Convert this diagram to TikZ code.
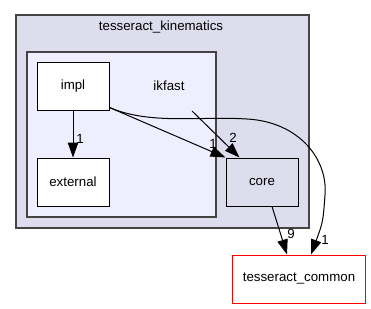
\documentclass[tikz,border=0pt]{standalone}
\usepackage{fontspec}
\setmainfont{Liberation Sans}
\usepackage{tikz}
\usetikzlibrary{arrows.meta}

\definecolor{clusterfill}{HTML}{DDDDEE}
\definecolor{subfill}{HTML}{EEEEFF}
\definecolor{clusterline}{HTML}{444444}

\tikzset{
	dot/.style={font=\fontsize{13.3}{15}\selectfont},
	dirbox/.style={dot, draw=black, line width=1pt, fill=white, minimum width=72pt,
		minimum height=48pt, inner sep=0pt},
	dep/.style={line width=1pt, -{Triangle[length=15pt,width=10.5pt]}},
	cnt/.style={dot, inner sep=1pt}
}

\begin{document}
\begin{tikzpicture}[x=1pt, y=-1pt]
			\useasboundingbox (0, 0) rectangle (371, 308);

			\draw [line width=1.5pt, clusterline, fill=clusterfill] (16, 15) rectangle (309, 228);
			\node [dot] (kin) at (161, 27) {tesseract\_kinematics};

			\draw [line width=1.5pt, clusterline, fill=subfill] (27, 52) rectangle (216, 217);
			\node [dot] (ikfast) at (169, 86) {ikfast};
			\coordinate (ikfastout) at (192, 111);

			\node [dirbox] (impl) at (73, 86) {impl};
			\node [dirbox] (external) at (73, 182) {external};
			\node [dirbox, fill=clusterfill] (core) at (262, 182) {core};
			\node [dirbox, draw=red, minimum width=133pt] (common) at (299, 279) {tesseract\_common};

			\draw [dep] (impl) -- (external);
			\node [cnt] at (80, 139) {1};

			\draw [dep] ([yshift=3pt]impl.south east) -- (core.north west);
			\node [cnt] at (213, 144) {1};

			\draw [dep] (ikfastout) -- ([xshift=14pt]core.north west);
			\node [cnt] at (233, 138) {2};

			\draw [dep] ([yshift=3pt]impl.south east) .. controls (150, 125) and (200, 116) .. (247, 119)
				.. controls (300, 122) and (328, 160) .. (325, 195)
				.. controls (323, 222) .. ([xshift=12pt]common.north);
			\node [cnt] at (325, 240) {1};

			\draw [dep] ([xshift=10pt]core.south) -- ([xshift=-12pt]common.north);
			\node [cnt] at (291, 234) {9};
		\end{tikzpicture}
\end{document}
================
Pictures are excluded: retype only the lines from the beginning of the listing above through the line with "[dot] (kin) at", both included.

Convert this diagram to TikZ code.
\documentclass[tikz,border=0pt]{standalone}
\usepackage{fontspec}
\setmainfont{Liberation Sans}
\usepackage{tikz}
\usetikzlibrary{arrows.meta}

\definecolor{clusterfill}{HTML}{DDDDEE}
\definecolor{subfill}{HTML}{EEEEFF}
\definecolor{clusterline}{HTML}{444444}

\tikzset{
	dot/.style={font=\fontsize{13.3}{15}\selectfont},
	dirbox/.style={dot, draw=black, line width=1pt, fill=white, minimum width=72pt,
		minimum height=48pt, inner sep=0pt},
	dep/.style={line width=1pt, -{Triangle[length=15pt,width=10.5pt]}},
	cnt/.style={dot, inner sep=1pt}
}

\begin{document}
\begin{tikzpicture}[x=1pt, y=-1pt]
			\useasboundingbox (0, 0) rectangle (371, 308);

			\draw [line width=1.5pt, clusterline, fill=clusterfill] (16, 15) rectangle (309, 228);
			\node [dot] (kin) at (161, 27) {tesseract\_kinematics};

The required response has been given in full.